The holy rage manifests itself in Word and Action that names wrongs, that speaks truth, that protests, that changes, that repudiates, that calls out injustice, that works to change oppressive systems, that stands up to manifest death and fear and embraces manifest faith, hope, love, and life.

What we see, here, in the text from Luke is the conflict between self-serving anger and anger that is generated because we are called to serve another, even at the expense of ourselves. 

The other night, I was invited to a couple’s home where most every Friday night a group of them get together: this small clan has been gathering for thirty-some years.

I don’t get out much, and so it was a kick to be invited, but, as I said to the hosts later, the three most elemental things about me are exactly the three elemental things that nobody is supposed to talk about at a dinner party: religion, politics, and family trauma!

Add a knack for righteous indignation, and it’s no wonder I don’t get asked often to dinner parties!

At least I brought the fixings for a Manhattan; no substitute surely for the sort of wine that Jesus could call up, but still. 

I’m no Jesus, but for the same reasons he too might not be the sort one wants to invite to pull up the chair: religion, politics, family trauma, and a habit of some really, really righteous indignation.

But at one level, that’s ok.

It’s ok, because Jesus has invited us to his dinner party—even though we tick him off, and on a regular basis.

Nonetheless, he keeps sending out these invitations, and here we are, here we keep coming, yet again about to make our way to his table. 

It’s a table where all are welcome; no really, all. 

It’s a table where we are fed, not least of all so that we can leave the table to do the work of Jesus.

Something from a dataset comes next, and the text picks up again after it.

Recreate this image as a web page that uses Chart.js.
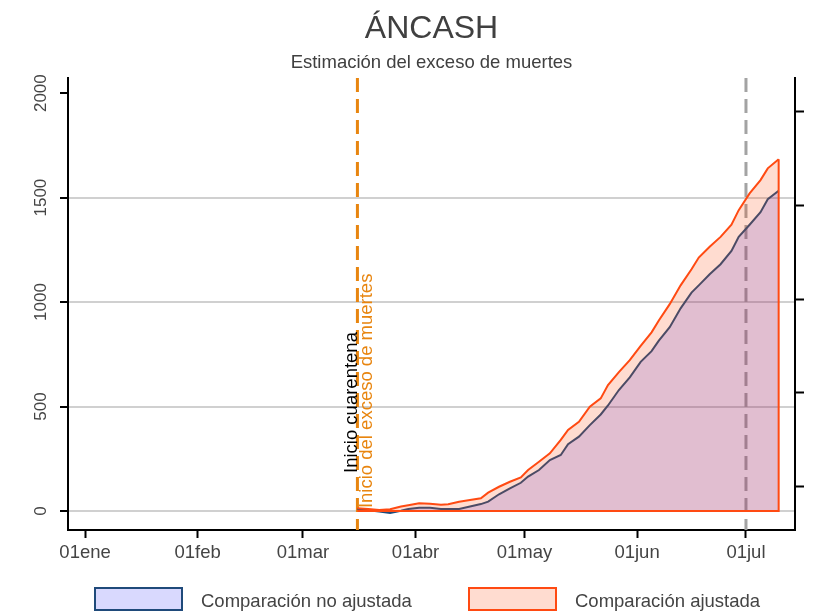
<!DOCTYPE html>
<html>
<head>
<meta charset="utf-8">
<script src="https://cdn.jsdelivr.net/npm/chart.js@4.4.1/dist/chart.umd.min.js"></script>
<style>
  html, body { margin: 0; padding: 0; background: #fff; }
  canvas { display: block; }
</style>
</head>
<body>
<canvas id="myChart" width="816" height="611"></canvas>
<script>
// day of year 2020 (0 = 1 Jan)
const days = [75, 78, 81, 84, 87, 89, 92, 95, 98, 100, 103, 106, 109, 111, 114, 117, 120, 122, 125, 128,
  131, 133, 136, 139, 142, 144, 147, 150, 153, 156, 158, 161, 164, 167, 169, 172, 175, 178, 180, 183,
  186, 188, 191];
const noAjustada = [10, 4, -2, -9, 1, 10, 15, 15, 10, 9, 10, 21, 33, 45, 80, 108, 135, 165, 196, 244,
  268, 320, 356, 411, 462, 505, 579, 640, 714, 765, 815, 880, 970, 1045, 1080, 1133, 1181, 1245, 1312, 1370,
  1430, 1492, 1533];
const ajustada = [13, 10, 5, 8, 21, 27, 37, 35, 30, 32, 44, 53, 61, 88, 116, 140, 161, 196, 236, 276,
  340, 388, 427, 499, 539, 603, 665, 722, 790, 855, 912, 990, 1080, 1157, 1213, 1265, 1312, 1370, 1440, 1520,
  1584, 1640, 1684];
const xTickDays = [0, 31, 60, 91, 121, 152, 182];
const xTickLabels = ['01ene', '01feb', '01mar', '01abr', '01may', '01jun', '01jul'];
const yTicks = [0, 500, 1000, 1500, 2000];
const rightTicks = [0, 1, 2, 3, 4];
const quarantineDay = 75;
const cutoffDay = 182;

const FONT = "'Liberation Sans', Arial, Helvetica, sans-serif";
Chart.defaults.font.family = FONT;

const navy = '#1f4a7a';
const red = '#ff4a12';
const ORANGE = '#e8850f';

const toPts = (vals) => days.map((d, i) => ({ x: d, y: vals[i] }));
const last = days.length - 1;

const decor = {
  id: 'decor',
  beforeDatasetsDraw(chart) {
    const { ctx, chartArea: a, scales: { x } } = chart;
    ctx.save();
    ctx.lineWidth = 3;
    ctx.setLineDash([14, 7]);
    [[quarantineDay, ORANGE], [cutoffDay, '#a3a3a3']].forEach(([d, c]) => {
      const px = x.getPixelForValue(d);
      ctx.strokeStyle = c;
      ctx.beginPath();
      ctx.moveTo(px, a.top);
      ctx.lineTo(px, a.bottom);
      ctx.stroke();
    });
    ctx.restore();
  },
  afterDraw(chart) {
    const { ctx, scales: { x, y } } = chart;
    ctx.save();
    // rotated y tick labels
    ctx.fillStyle = '#444';
    ctx.font = '17px ' + FONT;
    ctx.textAlign = 'center';
    ctx.textBaseline = 'middle';
    yTicks.forEach(v => {
      ctx.save();
      ctx.translate(41, y.getPixelForValue(v));
      ctx.rotate(-Math.PI / 2);
      ctx.fillText(String(v), 0, 0);
      ctx.restore();
    });

    // vertical notes
    const qx = x.getPixelForValue(quarantineDay);
    ctx.font = '18.5px ' + FONT;
    ctx.textAlign = 'left';
    [['Inicio cuarentena', '#000', qx - 6, 182], ['Inicio del exceso de muertes', ORANGE, qx + 9, 14]].forEach(([t, c, px, v]) => {
      ctx.save();
      ctx.translate(px, y.getPixelForValue(v));
      ctx.rotate(-Math.PI / 2);
      ctx.fillStyle = c;
      ctx.fillText(t, 0, 0);
      ctx.restore();
    });

    // legend
    ctx.setLineDash([]);
    [[0, 95], [1, 469]].forEach(([i, lx]) => {
      const ds = chart.data.datasets[i];
      ctx.fillStyle = ds.backgroundColor;
      ctx.fillRect(lx, 588, 87, 22);
      ctx.strokeStyle = ds.borderColor;
      ctx.lineWidth = 2;
      ctx.strokeRect(lx, 588, 87, 22);
      ctx.fillStyle = '#444';
      ctx.font = '18.5px ' + FONT;
      ctx.textBaseline = 'middle';
      ctx.fillText(ds.label, lx + 106, 601.5);
    });
    ctx.restore();
  }
};

new Chart(document.getElementById('myChart').getContext('2d'), {
  type: 'line',
  data: {
    datasets: [
      {
        label: 'Comparación no ajustada',
        data: toPts(noAjustada),
        yAxisID: 'y',
        borderColor: navy,
        backgroundColor: 'rgba(20,20,250,0.16)',
        borderWidth: 2,
        pointRadius: 0,
        fill: 'origin',
        order: 2
      },
      {
        label: 'Comparación ajustada',
        data: toPts(ajustada),
        yAxisID: 'y',
        borderColor: red,
        backgroundColor: 'rgba(255,80,20,0.2)',
        borderWidth: 2,
        pointRadius: 0,
        fill: 'origin',
        order: 1
      },
      {
        label: 'outline',
        data: [
          { x: days[last], y: ajustada[last] },
          { x: days[last], y: 0 },
          { x: days[0], y: 0 }
        ],
        yAxisID: 'y',
        borderColor: red,
        borderWidth: 2,
        pointRadius: 0,
        fill: false,
        order: 0
      }
    ]
  },
  options: {
    responsive: false,
    animation: false,
    devicePixelRatio: 1,
    layout: { padding: { left: 47, right: 0, top: 0, bottom: 0 } },
    plugins: {
      legend: { display: false },
      tooltip: { enabled: false },
      title: {
        display: true,
        text: 'ÁNCASH',
        color: '#404040',
        font: { size: 32, weight: 'normal' },
        padding: { top: 9.5, bottom: 0 }
      },
      subtitle: {
        display: true,
        text: 'Estimación del exceso de muertes',
        color: '#404040',
        font: { size: 18.5, weight: 'normal' },
        padding: { top: 4, bottom: 4 }
      }
    },
    scales: {
      x: {
        type: 'linear',
        min: -4.7,
        max: 195.5,
        afterBuildTicks: s => { s.ticks = xTickDays.map(v => ({ value: v })); },
        ticks: {
          callback: (v, i) => xTickLabels[i],
          color: '#444',
          font: { size: 18.5 },
          padding: 4,
          maxRotation: 0,
          autoSkip: false
        },
        grid: { drawOnChartArea: false, tickLength: 8, tickColor: '#000', tickWidth: 2 },
        border: { color: '#000', width: 2 },
        afterFit: s => { s.height = 81; }
      },
      y: {
        min: -91,
        max: 2072,
        afterBuildTicks: s => { s.ticks = yTicks.map(v => ({ value: v })); },
        ticks: { display: false },
        grid: {
          color: c => (c.tick && c.tick.value === 2000) ? 'rgba(0,0,0,0)' : '#d0d0d0',
          lineWidth: 2,
          tickLength: 8,
          tickColor: '#000',
          tickWidth: 2
        },
        border: { color: '#000', width: 2 },
        afterFit: s => { s.width = 21; }
      },
      y2: {
        position: 'right',
        min: -0.462,
        max: 4.36,
        afterBuildTicks: s => { s.ticks = rightTicks.map(v => ({ value: v })); },
        ticks: { display: false },
        grid: { drawOnChartArea: false, tickLength: 9, tickColor: '#000', tickWidth: 2 },
        border: { color: '#000', width: 2 },
        afterFit: s => { s.width = 21; }
      }
    }
  },
  plugins: [decor]
});
</script>
</body>
</html>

That work includes the very work that annoyed the folks from Nazareth so: bringing good news to the poor, proclaiming release to the captives, recovery of sight to the blind, letting the oppressed go free, and proclaiming the year of the Lord’s favor, all of which make no mistake still tick people off mightily, especially those with the most to lose when these things come to pass.  

See, we call Jesus the Christ because he didn’t stay dead. 

We call ourselves Christ-ians because we believe that Jesus didn’t stay dead.

We act on behalf of Christ when we see death insisting on its way and we know that there is another way.

Sometimes, sometimes, sometimes it means that anger is called for: Not retributive anger, not mean-spirited anger, but holy and righteous anger that says I will not be afraid of death, I will announce life, and I will be its ambassador too….though I may or may not keep the van running while I’m doing the Lord’s work.

For in the name of this Lord we are called to love all people, which can mean getting angry with people, which, paradoxically, might exactly be the good news you need to speak and they need to hear, today.